## Exercise details
Start at the line holding "Recreate this image", stop at the line holding "plt.rcParams['font.family'] = ['Lato', 'Noto", and repeat those lines exactly, both ends included; skip the pictures.

## Information supplied

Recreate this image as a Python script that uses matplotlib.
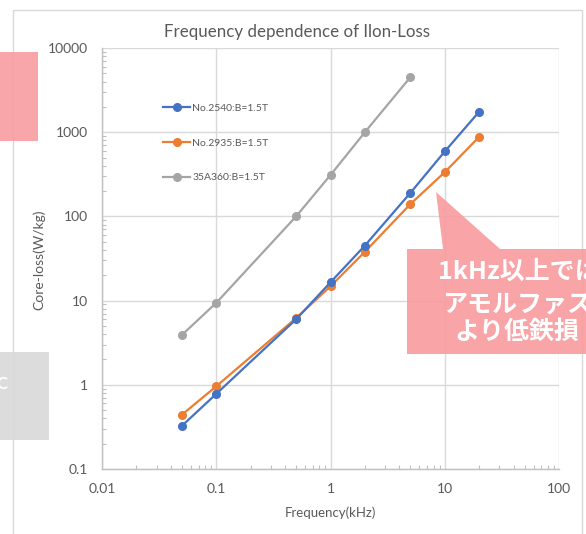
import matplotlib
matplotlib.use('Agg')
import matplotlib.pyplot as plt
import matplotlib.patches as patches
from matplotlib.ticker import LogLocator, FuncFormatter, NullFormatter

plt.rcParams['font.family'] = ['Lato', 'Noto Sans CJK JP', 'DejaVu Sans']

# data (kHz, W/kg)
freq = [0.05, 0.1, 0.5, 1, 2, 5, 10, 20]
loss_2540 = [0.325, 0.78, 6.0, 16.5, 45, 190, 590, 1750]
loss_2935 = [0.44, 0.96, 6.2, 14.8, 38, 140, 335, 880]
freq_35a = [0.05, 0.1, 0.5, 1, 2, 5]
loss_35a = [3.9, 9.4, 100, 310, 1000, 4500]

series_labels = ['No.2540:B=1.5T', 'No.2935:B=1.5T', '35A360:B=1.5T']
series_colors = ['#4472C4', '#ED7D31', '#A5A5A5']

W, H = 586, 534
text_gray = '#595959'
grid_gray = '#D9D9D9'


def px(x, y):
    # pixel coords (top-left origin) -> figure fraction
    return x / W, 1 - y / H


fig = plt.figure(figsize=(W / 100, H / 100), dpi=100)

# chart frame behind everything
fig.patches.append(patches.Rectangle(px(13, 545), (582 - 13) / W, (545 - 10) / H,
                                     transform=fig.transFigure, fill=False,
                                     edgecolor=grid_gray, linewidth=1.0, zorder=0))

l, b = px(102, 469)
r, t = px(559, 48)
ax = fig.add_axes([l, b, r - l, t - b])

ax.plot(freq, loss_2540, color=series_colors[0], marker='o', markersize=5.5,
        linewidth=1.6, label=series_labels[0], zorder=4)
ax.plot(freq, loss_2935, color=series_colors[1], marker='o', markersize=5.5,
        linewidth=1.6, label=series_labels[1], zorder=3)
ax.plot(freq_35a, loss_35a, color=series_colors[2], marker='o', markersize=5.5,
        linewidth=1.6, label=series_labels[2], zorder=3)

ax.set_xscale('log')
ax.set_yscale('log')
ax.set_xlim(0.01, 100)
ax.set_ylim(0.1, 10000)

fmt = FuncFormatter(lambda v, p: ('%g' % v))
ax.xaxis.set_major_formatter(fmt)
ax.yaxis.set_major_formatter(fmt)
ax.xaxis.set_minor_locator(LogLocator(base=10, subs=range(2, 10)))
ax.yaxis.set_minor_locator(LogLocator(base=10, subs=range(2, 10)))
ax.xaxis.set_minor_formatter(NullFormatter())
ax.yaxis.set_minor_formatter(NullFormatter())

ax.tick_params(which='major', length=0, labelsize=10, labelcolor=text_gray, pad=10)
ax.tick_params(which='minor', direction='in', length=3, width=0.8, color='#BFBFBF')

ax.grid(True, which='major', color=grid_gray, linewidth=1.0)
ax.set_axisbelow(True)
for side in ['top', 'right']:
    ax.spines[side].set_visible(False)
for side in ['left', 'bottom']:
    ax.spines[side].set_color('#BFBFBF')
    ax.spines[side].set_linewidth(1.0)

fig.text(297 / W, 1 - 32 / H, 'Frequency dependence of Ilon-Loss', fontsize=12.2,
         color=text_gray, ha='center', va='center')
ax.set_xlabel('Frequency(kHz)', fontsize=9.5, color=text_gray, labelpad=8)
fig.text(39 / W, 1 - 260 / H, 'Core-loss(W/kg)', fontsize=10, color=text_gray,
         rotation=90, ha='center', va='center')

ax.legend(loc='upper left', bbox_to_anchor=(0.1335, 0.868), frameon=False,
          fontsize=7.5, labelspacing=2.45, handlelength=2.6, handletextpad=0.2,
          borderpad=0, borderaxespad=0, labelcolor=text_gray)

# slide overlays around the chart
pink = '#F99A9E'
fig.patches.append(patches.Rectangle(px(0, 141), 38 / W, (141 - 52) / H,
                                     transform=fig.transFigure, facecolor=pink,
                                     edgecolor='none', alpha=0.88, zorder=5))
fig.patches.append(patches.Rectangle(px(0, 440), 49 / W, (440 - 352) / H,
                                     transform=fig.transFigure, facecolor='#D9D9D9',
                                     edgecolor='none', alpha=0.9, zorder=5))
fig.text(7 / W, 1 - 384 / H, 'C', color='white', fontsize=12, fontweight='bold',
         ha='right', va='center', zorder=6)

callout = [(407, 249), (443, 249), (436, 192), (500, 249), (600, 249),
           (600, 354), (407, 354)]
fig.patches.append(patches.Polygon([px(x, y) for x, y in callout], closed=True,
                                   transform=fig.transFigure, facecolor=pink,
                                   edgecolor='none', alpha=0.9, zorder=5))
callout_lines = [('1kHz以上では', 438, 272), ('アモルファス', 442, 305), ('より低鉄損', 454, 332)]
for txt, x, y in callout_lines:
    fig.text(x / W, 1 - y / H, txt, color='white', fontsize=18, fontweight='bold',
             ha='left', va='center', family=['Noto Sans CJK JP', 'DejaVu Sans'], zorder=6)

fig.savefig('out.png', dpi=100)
---
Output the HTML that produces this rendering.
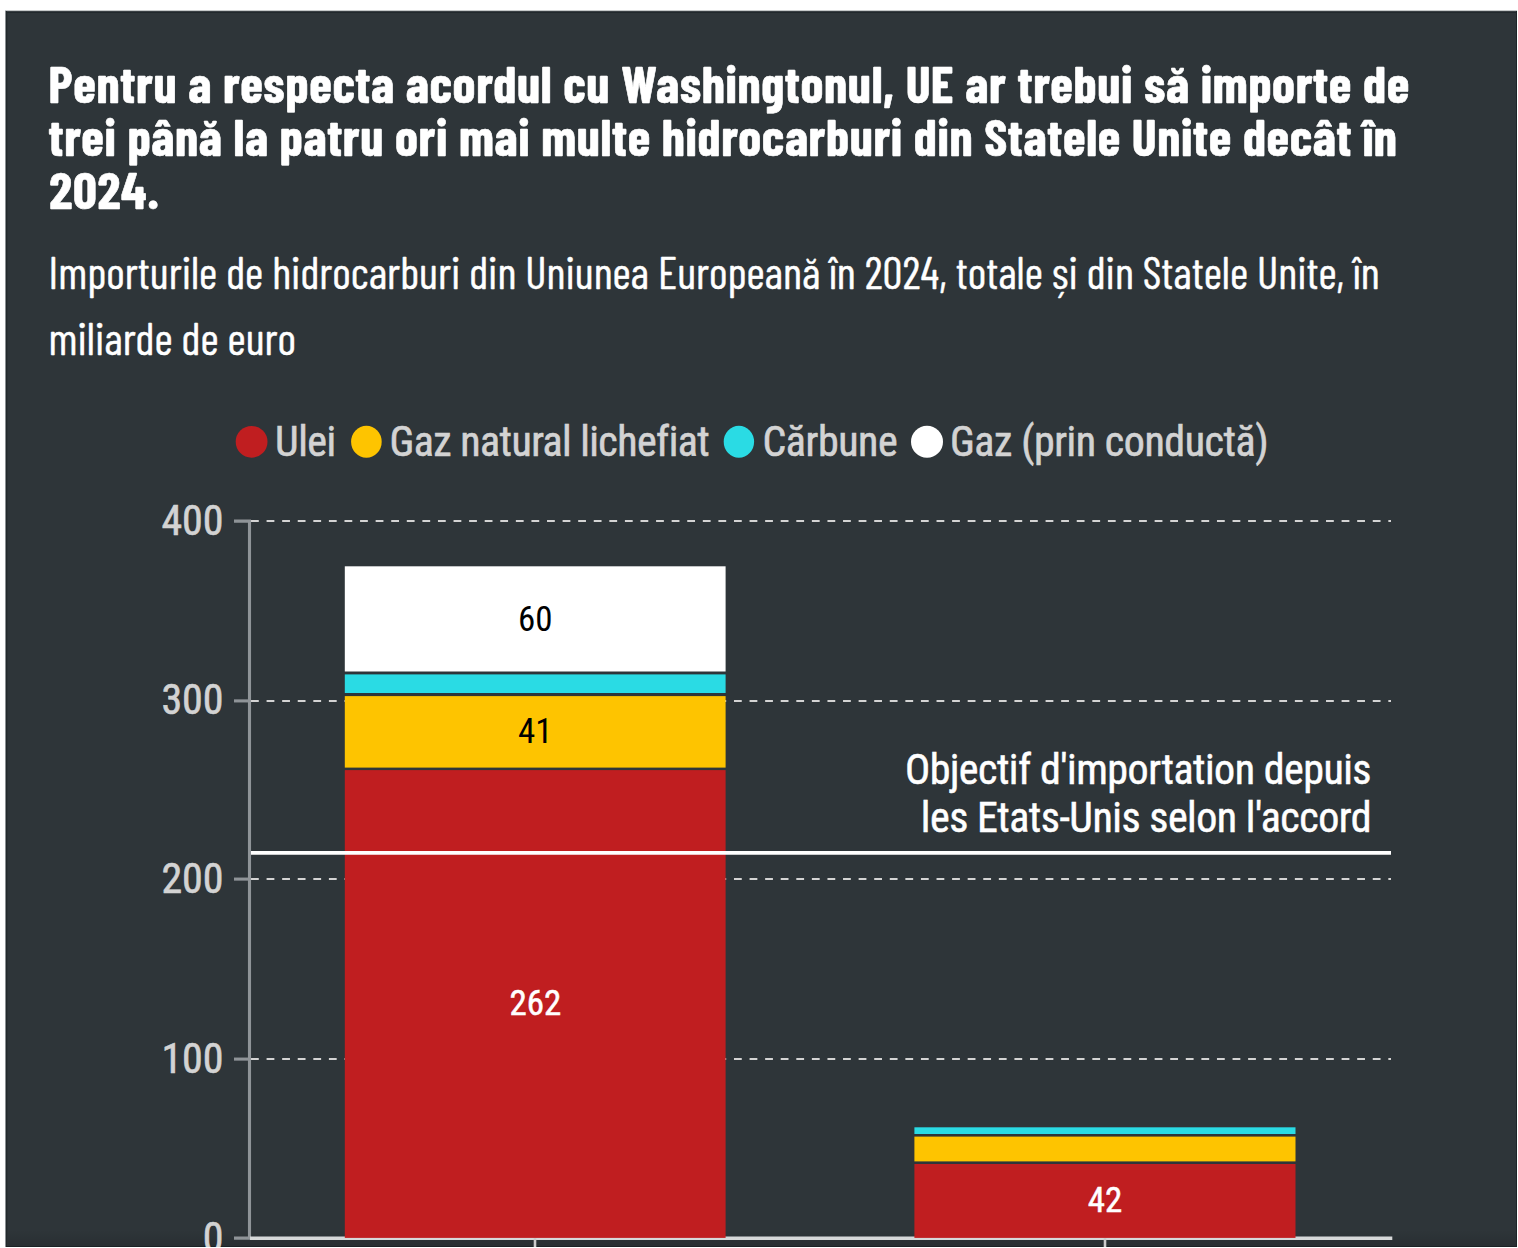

## Worked solution
Recreate this image as a Python script that uses matplotlib.
import matplotlib
matplotlib.use('Agg')
import matplotlib.pyplot as plt
import matplotlib.patches as patches
from matplotlib.ticker import LogLocator, FuncFormatter, NullFormatter

plt.rcParams['font.family'] = ['Lato', 'Noto Sans CJK JP', 'DejaVu Sans']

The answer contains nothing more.